How to properly delete data from incremental table

Hi, 

I have a dataform incremental table where I would need to delete the past 3 days of data from the table. However, it seems like the `delete from ${self()} where event_date >= event_date_checkpoint` is scanning the entire table (as it shows the script will process 930.32 GB). If I run the delete script on BQ UI, it will be only 0 byte.

This will be very costly when running the incremental table everyday if the delete function itself is processing 900 GB. May I know if the suggestion of process byte is a correct value? If yes, how do I optimize the delete function to only process the specific partition date

Screenshot 2024-04-10 at 22.47.55.png

 Any guidance or suggestions would be greatly appreciated!

 

6 1 60
1 REPLY 1

Hi @Yinnnnn ,

It seems the current operation isn't fully leveraging your table's partitioning, leading to unnecessary scans and increased costs.

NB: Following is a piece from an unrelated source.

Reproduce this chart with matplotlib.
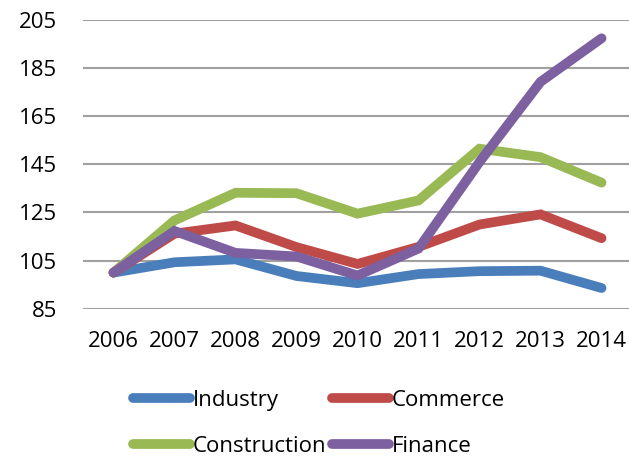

Here's how you can optimize this:

Direct Partition Deletion:

Since your deletion criteria align perfectly with the event_date partition, this is the most efficient approach. The following query directly targets the relevant partitions:

 
DELETE FROM your_table
WHERE event_date >= DATE_SUB(CURRENT_DATE(), INTERVAL 3 DAY)
  AND event_date < CURRENT_DATE();

Dataform when Clause (Optional):

For more granular control over deletion timing, use the when clause in your Dataform configuration:

 
config {
    type: "incremental",
    ...
    when: options.full_refresh AND options.run_deletions
}

This ensures deletions only occur during full refreshes when options.run_deletions is true.

Additional Recommendations:

  • Query Performance: The order of conditions and use of indexes can impact performance. Experiment to find the optimal structure.
  • Batching: For large datasets, consider breaking the deletion into smaller batches to avoid resource contention.
  • Monitoring: Use BigQuery's monitoring tools to track query performance and costs for ongoing optimization.